After a 10-day trial, Delaware Chancery Court Judge Travis Laster concluded in 2018 Fresenius had valid reasons for canceling the buyout because Akorn hid a litany of miscues that cast doubt on the validity of its data and the profitability of its operations. The deal’s blow up prompted Akorn CEO Raj Rai to step down.
During the trial, Fresenius’s lawyers produced evidence showing Akorn’s computer system security was so poor that anyone on the premises could alter test data. That raised questions about the validity of the company’s testing regime. The German company contends four Akorn executives, including its former head of quality control, either altered data or provided phony test data to the FDA as part of new-drug applications. The Delaware Supreme Court upheld Laster’s ruling.
FDA inspectors also found an anesthetic produced at Akorn’s plant in Somerset, New Jersey, was tainted with metal shavings. In addition, sterile eye drops had to be recalled after failing quality testing. Regulators found the manufacturing miscues “pose a risk to the public.”
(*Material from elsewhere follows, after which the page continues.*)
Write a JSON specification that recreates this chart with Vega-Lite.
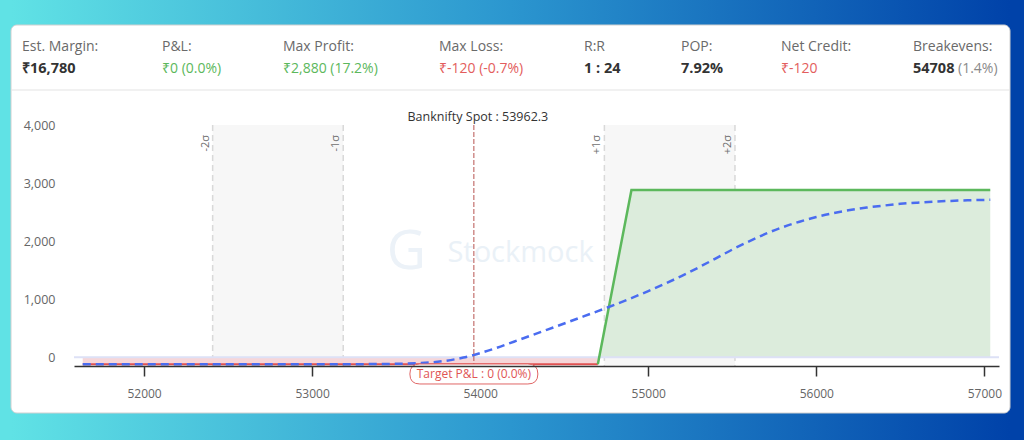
{
  "$schema": "https://vega.github.io/schema/vega-lite/v6.json",
  "width": 999,
  "height": 388,
  "autosize": {"type": "none"},
  "padding": {"left": 11, "top": 25, "right": 14, "bottom": 27},
  "background": "#2f9bd0",
  "config": {"view": {"stroke": null}, "font": "Open Sans"},
  "resolve": {"scale": {"x": "independent", "y": "independent"}, "axis": {"x": "independent", "y": "independent"}},
  "datasets": {
    "header": [
      {"col": 0, "row": 0, "text": "Est. Margin:", "tone": "label"},
      {"col": 0, "row": 1, "text": "₹16,780", "tone": "dark"},
      {"col": 1, "row": 0, "text": "P&L:", "tone": "label"},
      {"col": 1, "row": 1, "text": "₹0 (0.0%)", "tone": "green"},
      {"col": 2, "row": 0, "text": "Max Profit:", "tone": "label"},
      {"col": 2, "row": 1, "text": "₹2,880 (17.2%)", "tone": "green"},
      {"col": 3, "row": 0, "text": "Max Loss:", "tone": "label"},
      {"col": 3, "row": 1, "text": "₹-120 (-0.7%)", "tone": "red"},
      {"col": 4, "row": 0, "text": "R:R", "tone": "label"},
      {"col": 4, "row": 1, "text": "1 : 24", "tone": "dark"},
      {"col": 5, "row": 0, "text": "POP:", "tone": "label"},
      {"col": 5, "row": 1, "text": "7.92%", "tone": "dark"},
      {"col": 6, "row": 0, "text": "Net Credit:", "tone": "label"},
      {"col": 6, "row": 1, "text": "₹-120", "tone": "red"},
      {"col": 7, "row": 0, "text": "Breakevens:", "tone": "label"},
      {"col": 7, "row": 1, "text": "54708", "tone": "dark"},
      {"col": 8, "row": 1, "text": "(1.4%)", "tone": "muted"}
    ],
    "bands": [
      {"from": 52408, "to": 53185},
      {"from": 54739, "to": 55516}
    ],
    "sigma": [
      {"price": 52408, "label": "-2σ"},
      {"price": 53185, "label": "-1σ"},
      {"price": 54739, "label": "+1σ"},
      {"price": 55516, "label": "+2σ"}
    ],
    "payoff": [
      {"price": 51635, "pnl": -120, "zone": "loss"},
      {"price": 54700, "pnl": -120, "zone": "loss"},
      {"price": 54708, "pnl": 0, "zone": "loss"},
      {"price": 54700, "pnl": -120, "zone": "profit"},
      {"price": 54708, "pnl": 0, "zone": "profit"},
      {"price": 54900, "pnl": 2880, "zone": "profit"},
      {"price": 57035, "pnl": 2880, "zone": "profit"}
    ],
    "curve": [
      {"price": 51635, "pnl": -120},
      {"price": 52500, "pnl": -120},
      {"price": 53000, "pnl": -120},
      {"price": 53300, "pnl": -118},
      {"price": 53500, "pnl": -112},
      {"price": 53650, "pnl": -100},
      {"price": 53800, "pnl": -58},
      {"price": 53900, "pnl": -5},
      {"price": 54000, "pnl": 72},
      {"price": 54100, "pnl": 165},
      {"price": 54200, "pnl": 268},
      {"price": 54300, "pnl": 372},
      {"price": 54400, "pnl": 477},
      {"price": 54500, "pnl": 582},
      {"price": 54600, "pnl": 688},
      {"price": 54700, "pnl": 795},
      {"price": 54800, "pnl": 905},
      {"price": 54900, "pnl": 1020},
      {"price": 55000, "pnl": 1140},
      {"price": 55100, "pnl": 1268},
      {"price": 55200, "pnl": 1403},
      {"price": 55300, "pnl": 1548},
      {"price": 55400, "pnl": 1700},
      {"price": 55500, "pnl": 1855},
      {"price": 55600, "pnl": 1997},
      {"price": 55700, "pnl": 2128},
      {"price": 55800, "pnl": 2240},
      {"price": 55900, "pnl": 2335},
      {"price": 56000, "pnl": 2415},
      {"price": 56100, "pnl": 2482},
      {"price": 56200, "pnl": 2535},
      {"price": 56300, "pnl": 2578},
      {"price": 56400, "pnl": 2612},
      {"price": 56500, "pnl": 2642},
      {"price": 56600, "pnl": 2663},
      {"price": 56700, "pnl": 2680},
      {"price": 56800, "pnl": 2693},
      {"price": 56900, "pnl": 2703},
      {"price": 57035, "pnl": 2712}
    ],
    "spot": [
      {"price": 53962.3, "label": "Banknifty Spot : 53962.3", "target": "Target P&L : 0 (0.0%)", "mark": "Stockmock", "logo": "G"}
    ]
  },
  "layer": [
    {
      "data": {"values": [{}]},
      "mark": {"type": "rect", "filled": false, "strokeWidth": 60, "strokeJoin": "miter", "stroke": {"gradient": "linear", "x1": 0, "y1": 0.5, "x2": 1, "y2": 0.5, "stops": [{"offset": 0, "color": "#60e2e5"}, {"offset": 0.5, "color": "#2b96cf"}, {"offset": 1, "color": "#0042a9"}]}}
    },
    {
      "data": {"values": [{}]},
      "mark": {"type": "rect", "fill": "white", "stroke": "#d0d0d0", "strokeWidth": 1, "cornerRadius": 6}
    },
    {
      "data": {"name": "header"},
      "encoding": {
        "x": {"field": "col", "type": "quantitative", "scale": {"domain": [0, 1, 2, 3, 4, 5, 6, 7, 8], "range": [11, 151, 272, 428, 573, 670, 770, 902, 947], "nice": false, "zero": false}, "axis": null},
        "y": {"field": "row", "type": "quantitative", "scale": {"domain": [0, 1, 2], "range": [22, 44, 65], "nice": false, "zero": false}, "axis": null}
      },
      "layer": [
        {
          "data": {"values": [{"row": 2}]},
          "mark": {"type": "rule", "color": "#e3e3e3", "strokeWidth": 1},
          "encoding": {"x": null}
        },
        {
          "transform": [{"filter": "datum.tone !== 'dark'"}],
          "mark": {"type": "text", "align": "left", "baseline": "middle", "fontSize": 14},
          "encoding": {
            "text": {"field": "text"},
            "color": {"field": "tone", "type": "nominal", "scale": {"domain": ["label", "dark", "green", "red", "muted"], "range": ["#6a6a6a", "#333333", "#5cb85c", "#e35d5d", "#8a8a8a"]}, "legend": null}
          }
        },
        {
          "transform": [{"filter": "datum.tone === 'dark'"}],
          "mark": {"type": "text", "align": "left", "baseline": "middle", "fontSize": 14.5, "fontWeight": "bold", "color": "#333333"},
          "encoding": {"text": {"field": "text"}}
        }
      ]
    },
    {
      "layer": [
        {
          "data": {"name": "bands"},
          "mark": {"type": "rect", "fill": "#f7f7f7"},
          "encoding": {
            "x": {"field": "from", "type": "quantitative", "title": null,
              "scale": {"domain": [51583, 57087], "range": [63, 988], "nice": false, "zero": false},
              "axis": {"orient": "bottom", "offset": -47, "zindex": 1, "values": [52000, 53000, 54000, 55000, 56000, 57000], "labelExpr": "format(datum.value, 'd')", "grid": false, "domainColor": "#333333", "domainWidth": 1.5, "tickColor": {"condition": {"test": "datum.value === 54000", "value": "transparent"}, "value": "#333333"}, "tickWidth": 1.5, "tickSize": 10, "labelColor": "#666666", "labelFontSize": 12, "labelPadding": 12, "labelFont": "Open Sans"}},
            "x2": {"field": "to"},
            "y": {"datum": 4000, "type": "quantitative", "title": null,
              "scale": {"domain": [-150, 4000], "range": [341, 100], "nice": false, "zero": false},
              "axis": {"orient": "left", "offset": -63, "zindex": 1, "values": [0, 1000, 2000, 3000, 4000], "labelExpr": "format(datum.value, ',')", "grid": false, "domain": false, "ticks": false, "labelPadding": 19, "labelColor": "#666666", "labelFontSize": 12.5, "labelFont": "Open Sans"}},
            "y2": {"datum": -150}
          }
        },
        {
          "data": {"name": "sigma"},
          "mark": {"type": "rule", "color": "#d9d9d9", "strokeWidth": 1.5, "strokeDash": [6, 4]},
          "encoding": {
            "x": {"field": "price", "type": "quantitative", "title": null},
            "y": {"datum": 4000, "type": "quantitative"},
            "y2": {"datum": -150}
          }
        },
        {
          "data": {"name": "sigma"},
          "mark": {"type": "text", "angle": 270, "align": "right", "baseline": "bottom", "fontSize": 11, "color": "#707070", "yOffset": 10, "xOffset": -2},
          "encoding": {
            "x": {"field": "price", "type": "quantitative", "title": null},
            "y": {"datum": 4000, "type": "quantitative"},
            "text": {"field": "label"}
          }
        },
        {
          "data": {"name": "spot"},
          "mark": {"type": "text", "fontSize": 29, "color": "#eaf1f7", "align": "center", "baseline": "middle"},
          "encoding": {
            "x": {"datum": 54240, "type": "quantitative"},
            "y": {"datum": 1800, "type": "quantitative"},
            "text": {"field": "mark"}
          }
        },
        {
          "data": {"name": "spot"},
          "mark": {"type": "text", "fontSize": 54, "color": "#ecf2f8", "align": "center", "baseline": "middle"},
          "encoding": {
            "x": {"datum": 53560, "type": "quantitative"},
            "y": {"datum": 1800, "type": "quantitative"},
            "text": {"field": "logo"}
          }
        },
        {
          "data": {"name": "payoff"},
          "mark": {"type": "area", "opacity": 1},
          "encoding": {
            "x": {"field": "price", "type": "quantitative", "title": null},
            "y": {"field": "pnl", "type": "quantitative", "title": null},
            "y2": {"datum": 0},
            "fill": {"field": "zone", "type": "nominal", "scale": {"domain": ["loss", "profit"], "range": ["#f6d6d9", "#dcecdc"]}, "legend": null}
          }
        },
        {
          "data": {"values": [{}]},
          "mark": {"type": "rule", "color": "#dde1f6", "strokeWidth": 2},
          "encoding": {
            "x": {"datum": 51583, "type": "quantitative"},
            "x2": {"datum": 57087},
            "y": {"datum": 0, "type": "quantitative"}
          }
        },
        {
          "data": {"name": "payoff"},
          "transform": [{"filter": "datum.zone === 'loss' && datum.pnl < 0"}],
          "mark": {"type": "line", "color": "#e05252", "strokeWidth": 2},
          "encoding": {
            "x": {"field": "price", "type": "quantitative", "title": null},
            "y": {"field": "pnl", "type": "quantitative", "title": null}
          }
        },
        {
          "data": {"name": "payoff"},
          "transform": [{"filter": "datum.zone === 'profit'"}],
          "mark": {"type": "line", "color": "#5cb85c", "strokeWidth": 2.5},
          "encoding": {
            "x": {"field": "price", "type": "quantitative", "title": null},
            "y": {"field": "pnl", "type": "quantitative", "title": null}
          }
        },
        {
          "data": {"name": "curve"},
          "mark": {"type": "line", "color": "#4a6cf0", "strokeWidth": 2.5, "strokeDash": [8, 5], "interpolate": "monotone"},
          "encoding": {
            "x": {"field": "price", "type": "quantitative", "title": null},
            "y": {"field": "pnl", "type": "quantitative", "title": null}
          }
        },
        {
          "data": {"name": "spot"},
          "mark": {"type": "rule", "color": "#b85450", "strokeWidth": 1, "strokeDash": [5, 2]},
          "encoding": {
            "x": {"field": "price", "type": "quantitative", "title": null},
            "y": {"datum": 4000, "type": "quantitative"},
            "y2": {"datum": -150}
          }
        },
        {
          "data": {"name": "spot"},
          "mark": {"type": "text", "fontSize": 12.5, "color": "#333333", "align": "center", "baseline": "alphabetic", "yOffset": -4, "xOffset": 4},
          "encoding": {
            "x": {"field": "price", "type": "quantitative", "title": null},
            "y": {"datum": 4000, "type": "quantitative"},
            "text": {"field": "label"}
          }
        },
        {
          "data": {"name": "spot"},
          "mark": {"type": "point", "shape": "M-0.844,-0.156 L0.844,-0.156 Q1,-0.156 1,0 Q1,0.156 0.844,0.156 L-0.844,0.156 Q-1,0.156 -1,0 Q-1,-0.156 -0.844,-0.156 Z", "size": 16384, "filled": true, "fill": "white", "stroke": "#e06666", "strokeWidth": 1, "opacity": 1, "yOffset": 8},
          "encoding": {
            "x": {"field": "price", "type": "quantitative", "title": null},
            "y": {"datum": -150, "type": "quantitative"}
          }
        },
        {
          "data": {"name": "spot"},
          "mark": {"type": "text", "fontSize": 12, "color": "#e05555", "align": "center", "baseline": "middle", "yOffset": 8},
          "encoding": {
            "x": {"field": "price", "type": "quantitative", "title": null},
            "y": {"datum": -150, "type": "quantitative"},
            "text": {"field": "target"}
          }
        }
      ]
    }
  ]
}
In response to the FDA’s findings, Akorn officials said in their bankruptcy filings they’ve made improvements in manufacturing operations, such as equipment upgrades and barriers on aseptic manufacturing lines to cut contamination.
“Plans have been developed to implement enhanced electronic quality management systems at all facilities,” he added.
Akorn’s new management shopped the company around, but never got any bids that would cover its debt, Portwood said. Executives hope the bankruptcy process will provide a “value-maximizing, in-court sale process that will publicly ‘market test’ the value of their business—to address the debtors’ capital-structure needs and litigation liabilities in a single forum.”
The drugmaker is asking U.S. Bankruptcy Judge Karen Owens to schedule an Aug. 7 auction. Akorn officials said in a court filing they “remain optimistic that sufficient interest exists to maximize the value of their business and expect to move expeditiously to select a winning bidder and consummate the contemplated sale of their assets.”
The case is Akorn Inc., 20-11177, U.S. Bankruptcy Court, District of Delaware (Wilmington).